He that is without sin among you, let him first cast a stone
You will all by now have seen or heard about Mr Justice Ramsey’s judgment in West African Gas Pipeline Company v Willbross Global Holdings Inc in which the claimant was ordered to pay certain costs to the defendant arising from a series of defects in the claimant’s electronic disclosure. You get some idea of the scale of it from the fact that the judge felt unable to quantify the costs and sent them off for detailed assessment, ordering £135,000 be paid on account.
So what? Yes, I mean it. So what? What new law is there here? What do we learn from this case about electronic disclosure that we did not know before? Disclosure on the scale required for this case is a difficult and complex business. Lawyers owe a strict duty to the courts and to their opponents as well as to their clients. The parties themselves have onerous duties. Massive sums are spent on both sides, both by those giving disclosure and those dealing with what comes in on exchange. The potential for it all to go wrong is very high, and the prime responsibility falls on the lawyers with the conduct of disclosure.
But, I hear you say, you are usually very critical of firms who foul up their disclosure exercises. Indeed, but I can recognise the difference between a firm who does not know the rules, and who has never heard of the relevant practice directions nor read the cases, and one whose disclosure project just went horribly wrong. No one is suggesting that Herbert Smith is anything other than expert in litigation and, whilst tall poppy syndrome may give some gratification to rivals, the proper reaction should be “there but for the grace of God go I”. Indeed, the very fact that it was Herbert Smith of all firms which was on the receiving end of judicial reproach (twice in a few days as it happens – see here), should cause others to think urgently about how they manage big disclosure exercises.
None of this excuses the defects nor, if I read the judgment aright, has any attempt been made to justify what went wrong beyond the incontestable fact (which the judge observed for himself) that “disclosure in complex international construction projects is always difficult” and that “there must be some give and take between parties and their solicitors in relation to difficulties which inevitably arise in the course of the disclosure”. Nor, of course, can one fault Pinsent Masons, solicitors for the defendants, for seeking reimbursement of costs which were duplicative or wasted.
It is worth considering what the outcome would have been on similar facts in the US. The party at fault would have automatically been accused of concealment, of bad faith and of the higher end of those endless gradations of negligence which American lawyers like to accuse each other of committing. They would do that because of their duty to their clients to paint the other side in the blackest colours in the hope of getting adverse inferences so darkly worded that settlement must ensue. Quite often, but perhaps less often than is thought, they will be successful, because that is the way the game is played in US courts. Quite often, indeed, that would be entirely justified, and would be justified in any jurisdiction. Sometimes, however, justice would be denied by such inferences because the defects owe nothing to bad faith and are irrelevant to the issues in the case.
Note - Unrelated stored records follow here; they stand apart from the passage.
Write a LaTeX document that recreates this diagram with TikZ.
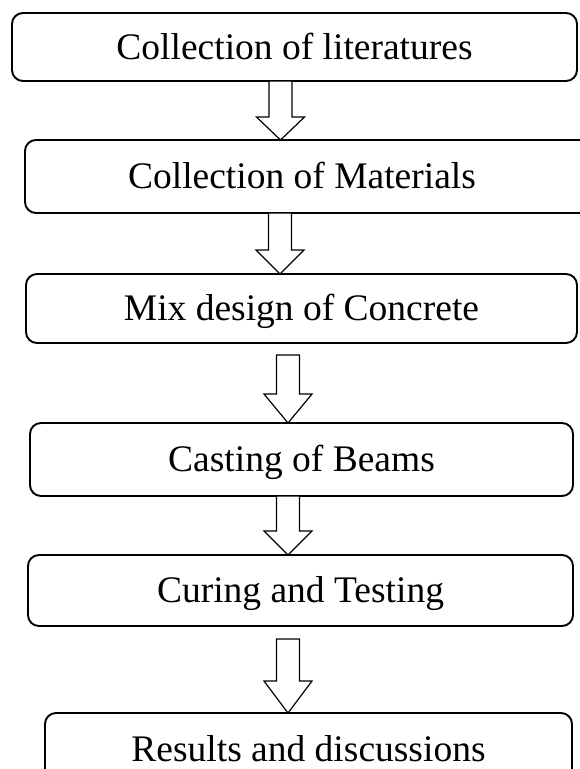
\documentclass[tikz,border=0pt]{standalone}
\usepackage{fontspec}
\setmainfont{Liberation Serif}
\usetikzlibrary{calc}
\tikzset{
  stepbox/.style={draw=black, line width=1.9pt, rounded corners=11pt, fill=white,
    inner sep=0pt, outer sep=0pt, text height=32pt, text depth=7.5pt,
    font=\fontsize{37.5pt}{44pt}\selectfont},
  blockarrow/.style={draw=black, line width=1.2pt, fill=white, line join=miter}
}
% #1 from node, #2 to node, #3 centre x, #4 gap below source, #5 head length
\newcommand\flowarrow[5]{%
  \draw[blockarrow] let \p1=(#1.south), \p2=(#2.north) in
    ({(#3-11.5)*1pt},{\y1-#4*1pt}) -- ({(#3-11.5)*1pt},{\y2+#5*1pt})
    -- ({(#3-24)*1pt},{\y2+#5*1pt}) -- ({#3*1pt},\y2)
    -- ({(#3+24)*1pt},{\y2+#5*1pt}) -- ({(#3+11.5)*1pt},{\y2+#5*1pt})
    -- ({(#3+11.5)*1pt},{\y1-#4*1pt}) -- cycle;}
\begin{document}
\begin{tikzpicture}[x=1pt,y=-1pt]
\useasboundingbox (0,0) rectangle (580,769);
\clip (0,0) rectangle (580,769);
\fill[white] (0,0) rectangle (580,769);

\node[stepbox, minimum width=565pt, minimum height=68pt] (b1) at (294.5,47) {Collection of literatures};
\node[stepbox, minimum width=575pt, minimum height=73pt] (b2) at (312.5,176.5) {\hspace*{-21pt}Collection of Materials};
\node[stepbox, minimum width=551pt, minimum height=69pt] (b3) at (301.5,308.5) {Mix design of Concrete};
\node[stepbox, minimum width=543pt, minimum height=73pt] (b4) at (301.5,459.5) {Casting of Beams};
\node[stepbox, minimum width=545pt, minimum height=71pt] (b5) at (300.5,590.5) {Curing and Testing};
\node[stepbox, minimum width=527pt, minimum height=72pt] (b6) at (308.5,749) {Results and discussions};

\flowarrow{b1}{b2}{280.5}{0}{23}
\flowarrow{b2}{b3}{280}{0}{24}
\flowarrow{b3}{b4}{288}{12}{29}
\flowarrow{b4}{b5}{288}{0}{24}
\flowarrow{b5}{b6}{288}{13}{32}
\end{tikzpicture}
\end{document}
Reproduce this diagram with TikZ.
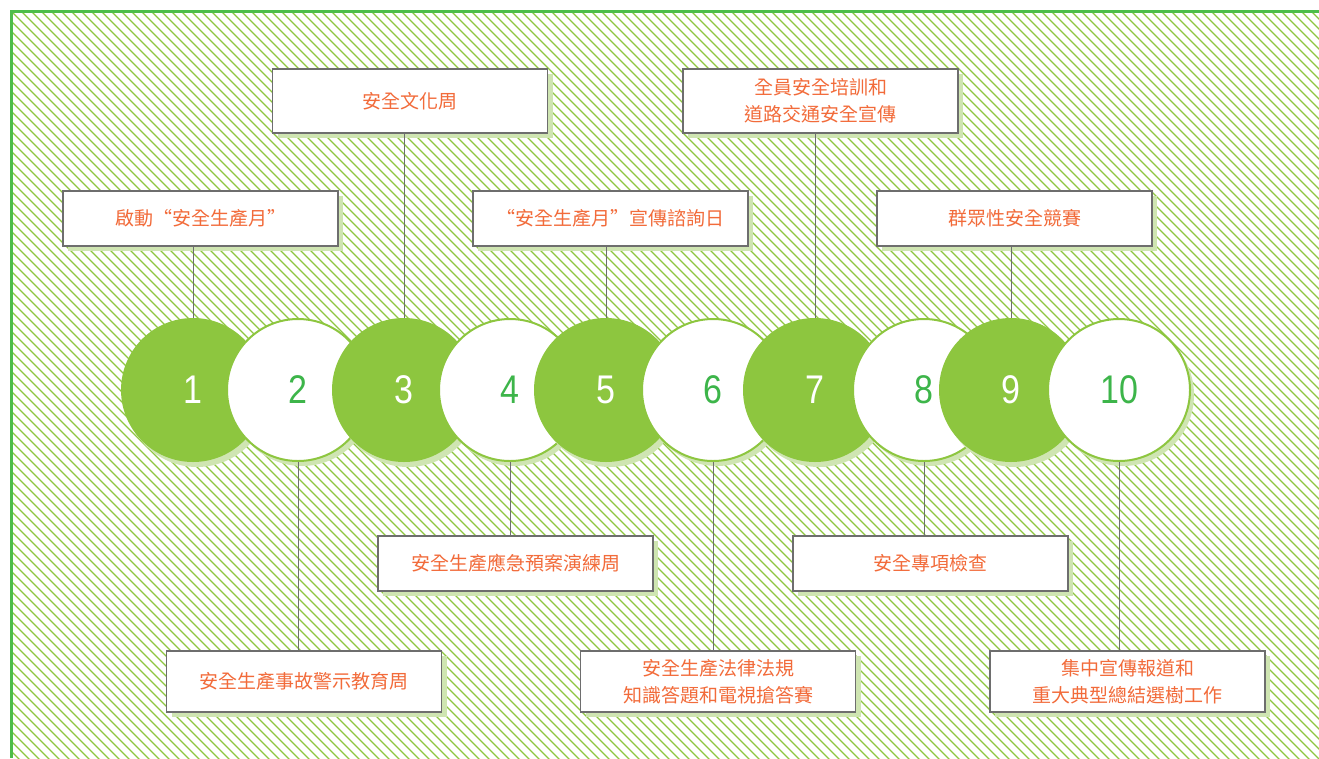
\documentclass[tikz,border=0pt]{standalone}
\usepackage{fontspec}
\setmainfont{Liberation Sans}
\newfontfamily\cjk{Noto Sans CJK TC}
\usetikzlibrary{shadows}
\definecolor{hatchc}{HTML}{8DC63F}
\definecolor{framec}{HTML}{4DBD4A}
\definecolor{cgreen}{HTML}{8DC63F}
\definecolor{shade}{HTML}{CFE5B2}
\definecolor{txt}{HTML}{F26B3A}
\definecolor{num}{HTML}{3DB54A}
\definecolor{edgec}{HTML}{6E6E6E}
\begin{document}
\begin{tikzpicture}[x=1pt,y=-1pt,
  box/.style={draw=edgec, line width=1.2pt, fill=white, minimum width=275pt, minimum height=55pt,
    inner sep=0pt, align=center, font=\cjk\fontsize{19}{27}\selectfont, text=txt,
    drop shadow={shadow xshift=5pt, shadow yshift=-5pt, fill=shade, opacity=1}},
  gball/.style={circle, fill=cgreen, minimum size=144pt, inner sep=0pt, text=white,
    font=\fontsize{40}{40}\selectfont,
    drop shadow={shadow xshift=4pt, shadow yshift=-5pt, fill=shade, opacity=1}},
  wball/.style={gball, fill=white, draw=cgreen, line width=2pt, text=num, minimum size=142pt},
  conn/.style={draw=edgec, line width=1pt}]
\useasboundingbox (0,0) rectangle (1319,758);
% hatched background
\begin{scope}
  \clip (12,12.5) rectangle (1319,758);
  \foreach \c in {-760,-750,...,1320} \draw[hatchc, line width=1.25pt] (\c,0) -- ++(800,800);
\end{scope}
\draw[framec, line width=3pt] (10,11.5) -- (1319,11.5);
\draw[framec, line width=3pt] (11.5,10) -- (11.5,758);
% boxes
\node[box, minimum height=64pt] (bA) at (410,101) {安全文化周};
\node[box, minimum height=64pt] (bB) at (820.5,101) {全員安全培訓和\\道路交通安全宣傳};
\node[box] (bC) at (200.5,218.5) {啟動“安全生產月”};
\node[box] (bD) at (610.5,218.5) {“安全生產月”宣傳諮詢日};
\node[box] (bE) at (1014.5,218.5) {群眾性安全競賽};
\node[box] (bF) at (515.5,563.5) {安全生產應急預案演練周};
\node[box] (bG) at (930.5,563.5) {安全專項檢查};
\node[box, minimum height=61pt] (bH) at (304,681.5) {安全生產事故警示教育周};
\node[box, minimum height=61pt] (bI) at (718,681.5) {安全生產法律法規\\知識答題和電視搶答賽};
\node[box, minimum height=61pt] (bJ) at (1127.5,681.5) {集中宣傳報道和\\重大典型總結選樹工作};
% circles
\node[gball] (c1) at (193,390) {\scalebox{0.85}[1]{1}};
\node[wball] (c2) at (298,390) {\scalebox{0.85}[1]{2}};
\node[gball] (c3) at (404,390) {\scalebox{0.85}[1]{3}};
\node[wball] (c4) at (510,390) {\scalebox{0.85}[1]{4}};
\node[gball] (c5) at (606,390) {\scalebox{0.85}[1]{5}};
\node[wball] (c6) at (713,390) {\scalebox{0.85}[1]{6}};
\node[gball] (c7) at (815,390) {\scalebox{0.85}[1]{7}};
\node[wball] (c8) at (924,390) {\scalebox{0.85}[1]{8}};
\node[gball] (c9) at (1011,390) {\scalebox{0.85}[1]{9}};
\node[wball] (c10) at (1119,390) {\scalebox{0.85}[1]{10}};
% connectors
\draw[conn] (c1.north) -- (c1.north |- bC.south);
\draw[conn] (c3.north) -- (c3.north |- bA.south);
\draw[conn] (c5.north) -- (c5.north |- bD.south);
\draw[conn] (c7.north) -- (c7.north |- bB.south);
\draw[conn] (c9.north) -- (c9.north |- bE.south);
\draw[conn] (c2.south) -- (c2.south |- bH.north);
\draw[conn] (c4.south) -- (c4.south |- bF.north);
\draw[conn] (c6.south) -- (c6.south |- bI.north);
\draw[conn] (c8.south) -- (c8.south |- bG.north);
\draw[conn] (c10.south) -- (c10.south |- bJ.north);
\end{tikzpicture}
\end{document}
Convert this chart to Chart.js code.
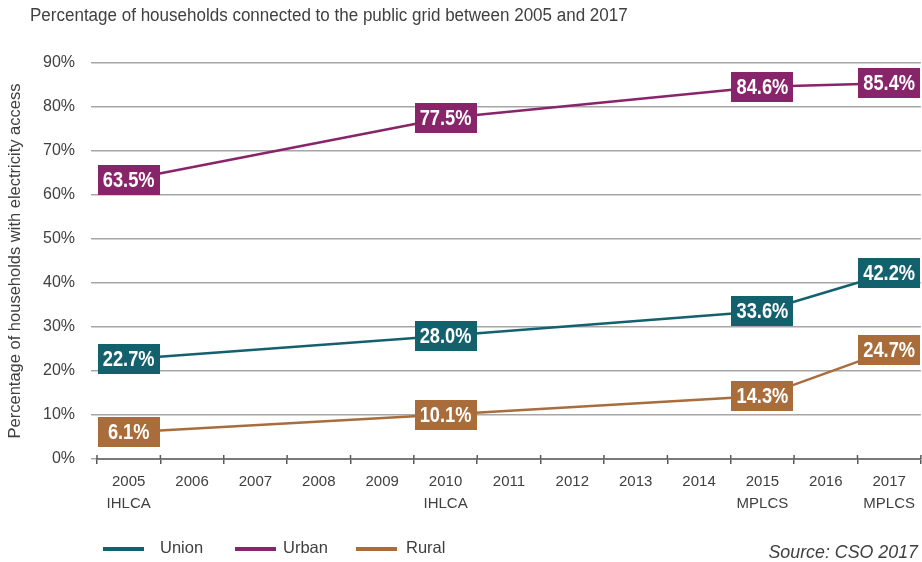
<!DOCTYPE html>
<html><head><meta charset="utf-8">
<script src="https://cdn.jsdelivr.net/npm/chart.js@4"></script>
<style>html,body{margin:0;padding:0;background:#fff;overflow:hidden}#wrap{width:922px;height:562px}</style>
</head><body><div id="wrap"><canvas id="c" width="922" height="562"></canvas></div>
<script>
const years = ['2005','2006','2007','2008','2009','2010','2011','2012','2013','2014','2015','2016','2017'];
const surveys = ['IHLCA','','','','','IHLCA','','','','','MPLCS','','MPLCS'];
const unionValues = [22.7,null,null,null,null,28.0,null,null,null,null,33.6,null,42.2];
const urbanValues = [63.5,null,null,null,null,77.5,null,null,null,null,84.6,null,85.4];
const ruralValues = [6.1,null,null,null,null,10.1,null,null,null,null,14.3,null,24.7];
const seriesNames = ['Union','Urban','Rural'];
const yTickValues = [0,10,20,30,40,50,60,70,80,90];
const titleText = 'Percentage of households connected to the public grid between 2005 and 2017';
const yAxisTitle = 'Percentage of households with electricity access';
const sourceText = 'Source: CSO 2017';

const COLORS = ['#14616e','#88246a','#a86d3b'];
const TEXT = '#404040';
const FONT = '"Liberation Sans", Arial, sans-serif';

const xLabels = years.map((y,i)=> surveys[i] ? [y, surveys[i]] : y);

function condensedText(ctx, text, x, y, sx){
  ctx.save();
  ctx.translate(x, y);
  ctx.scale(sx, 1);
  ctx.fillText(text, 0, 0);
  ctx.restore();
}

const decor = {
  id:'decor',
  afterDatasetsDraw(chart){
    const ctx = chart.ctx;
    chart.data.datasets.forEach((ds,i)=>{
      const meta = chart.getDatasetMeta(i);
      meta.data.forEach((pt,j)=>{
        const v = ds.data[j];
        if (v === null || v === undefined) return;
        const w = 62, h = 30;
        ctx.save();
        ctx.fillStyle = ds.borderColor;
        ctx.fillRect(Math.round(pt.x - w/2), Math.round(pt.y - h/2), w, h);
        ctx.fillStyle = '#fff';
        ctx.font = 'bold 22px ' + FONT;
        ctx.textAlign = 'center';
        ctx.textBaseline = 'middle';
        condensedText(ctx, v.toFixed(1) + '%', pt.x, pt.y + 1, 0.83);
        ctx.restore();
      });
    });
  },
  afterDraw(chart){
    const ctx = chart.ctx;
    const x = chart.scales.x;
    ctx.save();
    ctx.strokeStyle = '#595959';
    ctx.lineWidth = 1.5;
    for (let i = 0; i <= years.length; i++) {
      const px = x.getPixelForValue(i - 0.5);
      ctx.beginPath();
      ctx.moveTo(px, x.top - 4);
      ctx.lineTo(px, x.top);
      ctx.stroke();
    }
    ctx.fillStyle = TEXT;
    ctx.font = '18px ' + FONT;
    ctx.textAlign = 'left';
    ctx.textBaseline = 'middle';
    condensedText(ctx, titleText, 30, 16, 0.945);
    const lx = [103, 235, 356];
    const tx = [160, 283, 406];
    ctx.font = '16.5px ' + FONT;
    chart.data.datasets.forEach((ds,i)=>{
      ctx.strokeStyle = ds.borderColor;
      ctx.lineWidth = 4;
      ctx.beginPath();
      ctx.moveTo(lx[i], 549);
      ctx.lineTo(lx[i] + 41, 549);
      ctx.stroke();
      ctx.fillStyle = TEXT;
      ctx.fillText(ds.label, tx[i], 548);
    });
    ctx.font = 'italic 18px ' + FONT;
    ctx.textAlign = 'right';
    condensedText(ctx, sourceText, 918, 553, 0.99);
    ctx.restore();
  }
};

new Chart(document.getElementById('c'), {
  type: 'line',
  data: {
    labels: xLabels,
    datasets: [
      {label: seriesNames[0], data: unionValues, borderColor: COLORS[0], backgroundColor: COLORS[0]},
      {label: seriesNames[1], data: urbanValues, borderColor: COLORS[1], backgroundColor: COLORS[1]},
      {label: seriesNames[2], data: ruralValues, borderColor: COLORS[2], backgroundColor: COLORS[2]}
    ].map(d => Object.assign(d, {borderWidth: 2.5, pointRadius: 0, tension: 0, spanGaps: true, clip: false}))
  },
  options: {
    responsive: false,
    animation: false,
    devicePixelRatio: 1,
    layout: {padding: {top: 63, right: 0, bottom: 0, left: 0}},
    plugins: {legend: {display: false}, tooltip: {enabled: false}, title: {display: false}},
    scales: {
      x: {
        offset: true,
        grid: {display: true, drawOnChartArea: false, drawTicks: true, tickLength: 5, color: '#595959', lineWidth: 1.5, offset: true},
        border: {display: true, color: '#7a7a7a', width: 2},
        ticks: {color: TEXT, font: {family: FONT, size: 15, lineHeight: 1.45}, padding: 7, maxRotation: 0, autoSkip: false},
        afterFit(s){ s.height = 103; }
      },
      y: {
        min: 0, max: 90,
        afterBuildTicks(s){ s.ticks = yTickValues.map(v => ({value: v})); },
        grid: {color: '#a6a6a6', lineWidth: 1.5, tickLength: 6, drawTicks: true},
        border: {display: false},
        ticks: {color: TEXT, font: {family: FONT, size: 16}, padding: 16, callback: v => v + '%'},
        title: {display: true, text: yAxisTitle, color: TEXT, font: {family: FONT, size: 16.5}, padding: {top: 6, bottom: 0}},
        afterFit(s){ s.width = 97; }
      }
    }
  },
  plugins: [decor]
});
</script>
</body></html>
There is no motive, in the UK, for alleging bad faith for what is, at worst, incompetence. Mistakes have been made and are admitted. There are arguments about the consequences in wasted costs (and you will see from the end of the judgment that not all the defects were treated alike in this regard). A figure is ordered or agreed and the case moves on. Ramsay J has form here – see Vector Investments v Williams where a successful claimant was awarded its costs of the action generally but the defendant won a £20,000 costs order because of discovery defects, that sum representing the additional costs incurred in dealing with the defects.
Rumblings reach me of firms scared witless by the West African Gas Pipeline judgment. I am not against that, particularly, if the result is an upgrade to the in-house skills set, the forging of relationships with one or more external service providers, and the development of a set of processes which the firm will adopt henceforth for undertaking eDisclosure, for delegating as appropriate, for QA, and for supervision.
Be clear, however, that if you have done all that, you are merely narrowing the potential for future error, not eliminating it. This is a high-pressure business, whether you are a law firm or a service provider, with complex processes having to be undertaken at high speed on large volumes of data which, all too often, is non-standard or possessed of characteristics which were not evident at the outset.
One cannot assume, in these benighted times, that everyone will recognise the quotation from St John’s Gospel at the top of this post. The old punishment for an adulterous woman was death by stoning, and ill-wishers hoped to trap Jesus into denying the law. In a variant on his “judge not lest thee be judged” line, Jesus said that anyone who was himself sinless could throw the first stone. There were no volunteers. Sin has been replaced by negligence, and forgiveness by professional indemnity insurance. The test for those minded to heave a half-brick at anyone involved in this case is not whether they have ever fouled up an e-disclosure exercise, nor whether they have been caught doing so. It is whether they are at any risk that they might. We all live in glass houses in this respect and it would be prudent not to throw stones.